Notice the flower bouquets for the Virgin Mary's dress.
- Traditional Dressing
- The traditional dress and costumes worn by the fallero and falleras is colorful and quite pretty. And they're all ages -- from infants (see the stroller, above, but I saw even younger) to their grandparents. I don't know the historical significance of it all, but there's a hierarchy to it all and almost nothing happens during Las Falles unless there's a fallera present to strike the match or give the signal to begin.
- La Cremà
- On this, the last night of the celebration, all of the falles are burned. The falla infantil are all burned first, at around 10 p.m. There are fireworks going off here and there. There's usually some sort of small mascletà and/or ground display around the falla, which are strung and stuffed with fireworks. A fallera lights the fuse and... stand back. We saw one infantil burn. The main ones begin to burn around midnight. In addition to each neighborhood's falles, there is a large "city" one in the Plaza del Ayuntamiento. This year it was a nearly 9-story tall, traditional wood & papier mache structure in the shape of a seated woman, decorated with graffiti. It was quite beautiful. This one was to burn around 1 am.

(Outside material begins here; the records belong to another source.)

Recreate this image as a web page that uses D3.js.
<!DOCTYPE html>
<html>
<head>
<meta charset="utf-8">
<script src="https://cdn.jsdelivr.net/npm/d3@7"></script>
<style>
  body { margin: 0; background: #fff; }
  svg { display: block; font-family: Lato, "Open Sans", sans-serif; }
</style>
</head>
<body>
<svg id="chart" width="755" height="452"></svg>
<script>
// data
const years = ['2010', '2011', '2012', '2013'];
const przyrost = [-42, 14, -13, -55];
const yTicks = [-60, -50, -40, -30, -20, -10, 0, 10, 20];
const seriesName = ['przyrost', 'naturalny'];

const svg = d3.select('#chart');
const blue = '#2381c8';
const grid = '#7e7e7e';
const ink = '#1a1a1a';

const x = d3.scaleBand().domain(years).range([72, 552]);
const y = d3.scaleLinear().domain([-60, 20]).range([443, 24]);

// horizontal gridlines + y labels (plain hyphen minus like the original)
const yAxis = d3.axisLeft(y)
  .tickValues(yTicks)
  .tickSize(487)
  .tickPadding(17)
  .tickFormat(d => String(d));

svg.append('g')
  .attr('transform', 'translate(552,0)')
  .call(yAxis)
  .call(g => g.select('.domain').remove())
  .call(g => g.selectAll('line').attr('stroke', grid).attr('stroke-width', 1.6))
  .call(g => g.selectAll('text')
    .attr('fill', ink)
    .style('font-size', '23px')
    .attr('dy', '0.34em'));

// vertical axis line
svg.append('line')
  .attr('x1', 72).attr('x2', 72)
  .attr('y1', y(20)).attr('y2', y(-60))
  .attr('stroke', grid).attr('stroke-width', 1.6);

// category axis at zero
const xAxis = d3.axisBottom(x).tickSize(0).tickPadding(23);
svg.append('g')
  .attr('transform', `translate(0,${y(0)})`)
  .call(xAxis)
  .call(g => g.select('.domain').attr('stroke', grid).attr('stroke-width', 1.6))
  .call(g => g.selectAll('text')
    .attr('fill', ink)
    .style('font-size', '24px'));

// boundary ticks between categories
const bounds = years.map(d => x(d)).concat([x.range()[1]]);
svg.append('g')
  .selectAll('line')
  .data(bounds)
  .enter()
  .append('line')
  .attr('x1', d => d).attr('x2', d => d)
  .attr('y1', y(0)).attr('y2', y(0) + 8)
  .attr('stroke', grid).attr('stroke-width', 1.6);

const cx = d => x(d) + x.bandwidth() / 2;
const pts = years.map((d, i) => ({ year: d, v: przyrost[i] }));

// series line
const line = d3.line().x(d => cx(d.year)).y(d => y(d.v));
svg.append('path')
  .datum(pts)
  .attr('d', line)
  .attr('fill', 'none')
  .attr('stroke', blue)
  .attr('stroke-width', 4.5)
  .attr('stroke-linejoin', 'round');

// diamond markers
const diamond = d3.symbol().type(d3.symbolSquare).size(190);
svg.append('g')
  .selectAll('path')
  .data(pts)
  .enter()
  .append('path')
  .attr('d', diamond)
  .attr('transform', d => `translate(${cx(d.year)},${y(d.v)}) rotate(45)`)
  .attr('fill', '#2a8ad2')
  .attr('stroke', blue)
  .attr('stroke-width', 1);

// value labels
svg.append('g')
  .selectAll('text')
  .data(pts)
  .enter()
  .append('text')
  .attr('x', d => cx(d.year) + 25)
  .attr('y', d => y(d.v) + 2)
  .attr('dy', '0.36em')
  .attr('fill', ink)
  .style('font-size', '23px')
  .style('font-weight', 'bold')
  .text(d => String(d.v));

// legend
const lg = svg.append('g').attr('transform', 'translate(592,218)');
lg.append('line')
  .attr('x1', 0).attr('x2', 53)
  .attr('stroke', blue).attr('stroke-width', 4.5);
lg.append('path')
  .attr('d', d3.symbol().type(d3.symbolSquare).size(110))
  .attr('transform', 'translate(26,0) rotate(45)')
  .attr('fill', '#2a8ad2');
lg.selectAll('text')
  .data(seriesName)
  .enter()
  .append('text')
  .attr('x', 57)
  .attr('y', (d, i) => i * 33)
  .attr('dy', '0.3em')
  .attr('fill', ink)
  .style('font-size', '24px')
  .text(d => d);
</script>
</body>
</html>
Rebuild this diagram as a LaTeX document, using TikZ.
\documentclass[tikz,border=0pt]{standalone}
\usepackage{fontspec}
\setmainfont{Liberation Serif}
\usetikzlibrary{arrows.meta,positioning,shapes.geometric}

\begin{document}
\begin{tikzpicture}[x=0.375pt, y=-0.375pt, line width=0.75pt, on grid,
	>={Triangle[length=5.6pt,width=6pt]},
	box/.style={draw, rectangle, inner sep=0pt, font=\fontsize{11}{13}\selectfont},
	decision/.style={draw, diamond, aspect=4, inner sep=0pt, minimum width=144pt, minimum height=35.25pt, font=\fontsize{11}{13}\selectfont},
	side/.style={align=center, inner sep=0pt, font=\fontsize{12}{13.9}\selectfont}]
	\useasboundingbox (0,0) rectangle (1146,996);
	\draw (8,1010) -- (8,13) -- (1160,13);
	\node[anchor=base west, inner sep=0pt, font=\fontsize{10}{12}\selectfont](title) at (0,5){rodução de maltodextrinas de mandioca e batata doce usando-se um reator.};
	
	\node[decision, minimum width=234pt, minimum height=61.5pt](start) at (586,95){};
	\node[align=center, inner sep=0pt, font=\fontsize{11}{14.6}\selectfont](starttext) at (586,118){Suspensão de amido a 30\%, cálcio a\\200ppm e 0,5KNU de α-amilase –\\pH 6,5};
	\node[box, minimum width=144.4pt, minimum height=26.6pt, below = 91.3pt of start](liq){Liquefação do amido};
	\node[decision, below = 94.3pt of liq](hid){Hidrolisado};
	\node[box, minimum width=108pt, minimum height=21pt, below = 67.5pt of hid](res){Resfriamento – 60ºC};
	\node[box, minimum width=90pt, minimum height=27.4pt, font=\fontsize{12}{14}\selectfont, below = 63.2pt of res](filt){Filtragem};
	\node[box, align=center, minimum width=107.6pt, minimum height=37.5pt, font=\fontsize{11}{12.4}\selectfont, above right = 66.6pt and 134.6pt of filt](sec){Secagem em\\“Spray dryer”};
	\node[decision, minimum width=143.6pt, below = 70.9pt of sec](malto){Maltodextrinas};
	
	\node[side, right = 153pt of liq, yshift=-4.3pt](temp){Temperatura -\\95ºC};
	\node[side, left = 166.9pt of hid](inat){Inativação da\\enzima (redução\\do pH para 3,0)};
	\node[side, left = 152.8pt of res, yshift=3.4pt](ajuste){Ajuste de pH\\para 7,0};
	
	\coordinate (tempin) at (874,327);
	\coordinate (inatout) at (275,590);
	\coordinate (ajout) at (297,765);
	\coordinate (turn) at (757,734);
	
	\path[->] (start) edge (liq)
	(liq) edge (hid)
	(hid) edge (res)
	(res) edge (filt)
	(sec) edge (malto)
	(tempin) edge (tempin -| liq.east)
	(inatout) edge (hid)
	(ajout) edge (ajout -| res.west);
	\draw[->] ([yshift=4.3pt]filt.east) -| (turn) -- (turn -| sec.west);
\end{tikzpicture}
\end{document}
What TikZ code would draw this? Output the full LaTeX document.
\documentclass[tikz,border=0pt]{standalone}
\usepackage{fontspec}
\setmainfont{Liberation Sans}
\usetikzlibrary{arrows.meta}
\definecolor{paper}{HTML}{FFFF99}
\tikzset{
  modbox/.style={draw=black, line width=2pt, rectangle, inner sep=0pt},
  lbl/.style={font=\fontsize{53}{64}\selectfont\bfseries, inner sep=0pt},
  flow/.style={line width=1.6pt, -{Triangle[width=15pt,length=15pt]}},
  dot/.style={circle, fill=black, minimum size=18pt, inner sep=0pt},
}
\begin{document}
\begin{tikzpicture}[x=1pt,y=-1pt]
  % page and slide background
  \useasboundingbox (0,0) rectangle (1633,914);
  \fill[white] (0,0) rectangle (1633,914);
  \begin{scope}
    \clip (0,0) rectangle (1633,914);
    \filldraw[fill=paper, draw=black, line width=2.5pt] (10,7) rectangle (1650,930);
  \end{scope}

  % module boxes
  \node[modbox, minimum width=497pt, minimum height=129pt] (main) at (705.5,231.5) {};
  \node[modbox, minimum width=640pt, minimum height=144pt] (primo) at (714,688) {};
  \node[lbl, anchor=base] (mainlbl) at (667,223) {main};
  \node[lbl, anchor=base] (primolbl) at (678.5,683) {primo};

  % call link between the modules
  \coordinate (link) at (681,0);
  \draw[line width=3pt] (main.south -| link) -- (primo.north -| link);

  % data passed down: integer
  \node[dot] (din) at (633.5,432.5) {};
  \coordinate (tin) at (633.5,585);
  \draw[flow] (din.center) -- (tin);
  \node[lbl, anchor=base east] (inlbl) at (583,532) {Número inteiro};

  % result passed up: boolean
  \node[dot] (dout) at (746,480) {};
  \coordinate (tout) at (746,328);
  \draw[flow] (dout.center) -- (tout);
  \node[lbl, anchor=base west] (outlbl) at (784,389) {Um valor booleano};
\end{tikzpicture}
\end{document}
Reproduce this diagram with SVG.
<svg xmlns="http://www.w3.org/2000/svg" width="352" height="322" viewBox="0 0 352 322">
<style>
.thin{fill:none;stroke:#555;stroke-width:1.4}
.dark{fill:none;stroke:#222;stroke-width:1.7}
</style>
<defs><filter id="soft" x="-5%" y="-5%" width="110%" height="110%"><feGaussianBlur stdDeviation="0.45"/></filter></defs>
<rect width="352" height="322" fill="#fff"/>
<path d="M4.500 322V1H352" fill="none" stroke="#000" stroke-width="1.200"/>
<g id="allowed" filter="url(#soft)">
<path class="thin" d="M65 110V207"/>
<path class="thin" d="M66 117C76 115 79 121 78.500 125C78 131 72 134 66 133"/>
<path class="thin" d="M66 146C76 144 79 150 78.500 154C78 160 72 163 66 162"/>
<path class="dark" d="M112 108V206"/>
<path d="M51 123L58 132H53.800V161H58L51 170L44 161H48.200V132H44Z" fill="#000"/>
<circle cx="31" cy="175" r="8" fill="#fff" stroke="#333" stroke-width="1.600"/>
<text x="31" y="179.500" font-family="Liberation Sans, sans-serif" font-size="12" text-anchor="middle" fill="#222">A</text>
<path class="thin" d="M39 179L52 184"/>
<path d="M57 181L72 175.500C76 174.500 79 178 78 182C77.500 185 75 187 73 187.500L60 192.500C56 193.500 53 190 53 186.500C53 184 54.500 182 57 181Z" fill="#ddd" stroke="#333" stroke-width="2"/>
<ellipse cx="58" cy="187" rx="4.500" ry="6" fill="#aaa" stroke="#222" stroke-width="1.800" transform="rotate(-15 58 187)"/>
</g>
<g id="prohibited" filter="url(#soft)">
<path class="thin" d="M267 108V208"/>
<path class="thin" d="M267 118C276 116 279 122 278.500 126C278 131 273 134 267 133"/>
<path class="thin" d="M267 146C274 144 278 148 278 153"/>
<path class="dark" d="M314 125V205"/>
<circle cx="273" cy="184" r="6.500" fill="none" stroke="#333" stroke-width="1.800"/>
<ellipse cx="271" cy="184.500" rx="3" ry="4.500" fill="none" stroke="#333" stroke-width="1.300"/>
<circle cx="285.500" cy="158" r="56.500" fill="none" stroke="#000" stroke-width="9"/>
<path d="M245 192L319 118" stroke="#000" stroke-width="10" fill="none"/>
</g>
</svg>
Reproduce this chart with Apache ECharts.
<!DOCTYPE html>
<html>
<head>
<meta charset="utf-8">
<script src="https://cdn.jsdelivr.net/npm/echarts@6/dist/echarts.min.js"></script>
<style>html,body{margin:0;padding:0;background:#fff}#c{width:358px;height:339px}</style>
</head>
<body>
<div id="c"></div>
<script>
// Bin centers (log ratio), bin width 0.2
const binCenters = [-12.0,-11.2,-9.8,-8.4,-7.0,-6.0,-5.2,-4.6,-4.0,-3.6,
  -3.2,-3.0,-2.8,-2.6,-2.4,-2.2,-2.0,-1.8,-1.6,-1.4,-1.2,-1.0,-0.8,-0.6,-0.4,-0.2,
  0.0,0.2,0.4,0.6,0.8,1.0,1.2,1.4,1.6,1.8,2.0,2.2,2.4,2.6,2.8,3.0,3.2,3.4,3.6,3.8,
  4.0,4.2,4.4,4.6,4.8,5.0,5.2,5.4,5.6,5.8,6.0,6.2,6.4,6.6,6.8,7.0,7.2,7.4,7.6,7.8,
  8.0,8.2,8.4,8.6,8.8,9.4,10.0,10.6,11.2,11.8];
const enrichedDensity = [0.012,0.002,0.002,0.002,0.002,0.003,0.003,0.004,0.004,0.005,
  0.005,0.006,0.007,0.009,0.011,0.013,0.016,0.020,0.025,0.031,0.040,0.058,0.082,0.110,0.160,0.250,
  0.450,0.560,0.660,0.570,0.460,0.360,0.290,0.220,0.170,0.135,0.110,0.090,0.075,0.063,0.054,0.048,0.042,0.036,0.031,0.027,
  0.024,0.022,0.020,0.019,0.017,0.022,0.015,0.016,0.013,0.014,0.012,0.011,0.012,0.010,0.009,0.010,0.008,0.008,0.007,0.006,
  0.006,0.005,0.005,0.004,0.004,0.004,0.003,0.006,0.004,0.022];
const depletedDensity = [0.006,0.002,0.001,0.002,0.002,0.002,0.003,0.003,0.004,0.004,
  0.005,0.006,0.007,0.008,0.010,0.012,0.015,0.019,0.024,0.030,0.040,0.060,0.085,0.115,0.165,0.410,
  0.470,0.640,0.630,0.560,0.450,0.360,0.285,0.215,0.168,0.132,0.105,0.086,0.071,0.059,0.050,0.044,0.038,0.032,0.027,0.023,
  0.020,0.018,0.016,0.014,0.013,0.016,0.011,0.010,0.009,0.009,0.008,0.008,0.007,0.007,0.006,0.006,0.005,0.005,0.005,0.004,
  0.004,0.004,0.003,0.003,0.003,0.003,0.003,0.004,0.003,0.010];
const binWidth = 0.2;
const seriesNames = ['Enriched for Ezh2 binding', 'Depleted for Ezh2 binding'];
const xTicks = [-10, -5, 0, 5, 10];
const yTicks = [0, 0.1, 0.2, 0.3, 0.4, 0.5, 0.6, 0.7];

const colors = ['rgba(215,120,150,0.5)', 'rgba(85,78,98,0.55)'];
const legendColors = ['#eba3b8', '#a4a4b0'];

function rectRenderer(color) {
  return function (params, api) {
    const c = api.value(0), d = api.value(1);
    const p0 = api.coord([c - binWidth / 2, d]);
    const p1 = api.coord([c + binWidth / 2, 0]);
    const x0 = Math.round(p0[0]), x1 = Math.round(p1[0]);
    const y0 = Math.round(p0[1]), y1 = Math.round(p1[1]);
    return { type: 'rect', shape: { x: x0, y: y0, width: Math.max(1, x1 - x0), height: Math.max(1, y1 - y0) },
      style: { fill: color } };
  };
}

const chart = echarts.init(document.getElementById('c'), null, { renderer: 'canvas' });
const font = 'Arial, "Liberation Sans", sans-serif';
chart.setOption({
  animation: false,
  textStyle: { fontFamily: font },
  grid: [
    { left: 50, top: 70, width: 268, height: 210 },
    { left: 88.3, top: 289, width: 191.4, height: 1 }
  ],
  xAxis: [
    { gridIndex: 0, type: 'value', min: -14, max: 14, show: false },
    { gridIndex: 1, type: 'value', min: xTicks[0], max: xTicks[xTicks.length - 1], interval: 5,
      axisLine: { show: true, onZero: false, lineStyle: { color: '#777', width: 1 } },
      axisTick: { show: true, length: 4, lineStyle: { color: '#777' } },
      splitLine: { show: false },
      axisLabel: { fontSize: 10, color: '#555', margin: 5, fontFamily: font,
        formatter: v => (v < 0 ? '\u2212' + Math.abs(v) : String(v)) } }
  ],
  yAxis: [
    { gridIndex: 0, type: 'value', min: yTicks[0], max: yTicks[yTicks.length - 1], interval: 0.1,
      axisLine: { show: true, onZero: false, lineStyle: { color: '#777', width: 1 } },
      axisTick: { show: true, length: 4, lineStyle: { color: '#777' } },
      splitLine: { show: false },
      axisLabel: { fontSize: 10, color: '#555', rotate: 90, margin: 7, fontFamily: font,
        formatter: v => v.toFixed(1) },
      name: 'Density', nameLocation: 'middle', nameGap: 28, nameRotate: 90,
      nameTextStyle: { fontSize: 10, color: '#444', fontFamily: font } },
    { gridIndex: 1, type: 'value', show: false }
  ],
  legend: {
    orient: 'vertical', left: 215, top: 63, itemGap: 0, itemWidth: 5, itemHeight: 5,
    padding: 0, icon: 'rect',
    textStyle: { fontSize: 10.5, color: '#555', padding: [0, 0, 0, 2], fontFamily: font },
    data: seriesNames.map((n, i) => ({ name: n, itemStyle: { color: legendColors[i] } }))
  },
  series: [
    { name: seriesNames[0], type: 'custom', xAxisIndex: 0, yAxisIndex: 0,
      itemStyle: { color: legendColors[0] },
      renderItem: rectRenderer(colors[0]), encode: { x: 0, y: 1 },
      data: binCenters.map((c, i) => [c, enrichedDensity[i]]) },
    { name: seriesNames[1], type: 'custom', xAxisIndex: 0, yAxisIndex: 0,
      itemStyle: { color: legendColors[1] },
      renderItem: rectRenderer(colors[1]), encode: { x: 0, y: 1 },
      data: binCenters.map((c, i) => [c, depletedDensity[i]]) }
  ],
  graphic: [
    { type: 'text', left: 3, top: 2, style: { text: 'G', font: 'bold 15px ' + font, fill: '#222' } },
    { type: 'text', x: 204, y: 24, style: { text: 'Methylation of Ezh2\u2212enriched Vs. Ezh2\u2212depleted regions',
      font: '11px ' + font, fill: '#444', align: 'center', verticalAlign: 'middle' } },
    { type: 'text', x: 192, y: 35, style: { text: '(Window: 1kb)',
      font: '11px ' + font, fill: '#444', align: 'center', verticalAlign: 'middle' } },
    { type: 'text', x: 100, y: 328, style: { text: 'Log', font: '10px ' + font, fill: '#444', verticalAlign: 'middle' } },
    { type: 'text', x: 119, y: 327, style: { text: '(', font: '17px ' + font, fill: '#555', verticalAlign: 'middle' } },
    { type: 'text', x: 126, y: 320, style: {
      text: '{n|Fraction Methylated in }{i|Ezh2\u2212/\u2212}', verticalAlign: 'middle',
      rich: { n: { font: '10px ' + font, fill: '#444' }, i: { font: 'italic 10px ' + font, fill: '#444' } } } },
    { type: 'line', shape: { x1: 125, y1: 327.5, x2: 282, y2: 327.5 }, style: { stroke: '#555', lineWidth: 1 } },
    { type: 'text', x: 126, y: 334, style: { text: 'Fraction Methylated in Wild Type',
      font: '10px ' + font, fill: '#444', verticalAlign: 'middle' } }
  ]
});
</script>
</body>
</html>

Instead of watching any of the larger neighborhood falla burn, we made our way to the Plaza del Ayuntamiento for the burning of the main "city" falla. Annie knew someone who knew someone, and for €25 each, we found ourselves on a 2nd story balcony with a fabulous view, unlimited snacks & beer & wine, and arguably one of the best spots in the city.
This is part of the crowd gathered for the event.
It was very dramatic, as all the lights went out (the illuminated building in the rear is the post office!).
Then the fireworks began... it was incredible. There are a few video clips in the embedded IG post, below.
Queue the dramatic music... I'm not sure what it was, possibly the Spanish national anthem, or maybe an important Valencian piece. It was dramatic with the flames, pieces falling off, everything...
We were probably 100' from the inferno -- and I mean inferno. We all had to vacate the balcony, and I thought my forehead was going to have blisters.
The clean-up crew was standing by. Katie & I were walking down there the next day and you would never have known that a 9-story tall lady statue burned there the night before.
Every neighborhood had a mess to clean up! And they did. It was just one more amazing part of this whole mind-blowing thing we witnessed.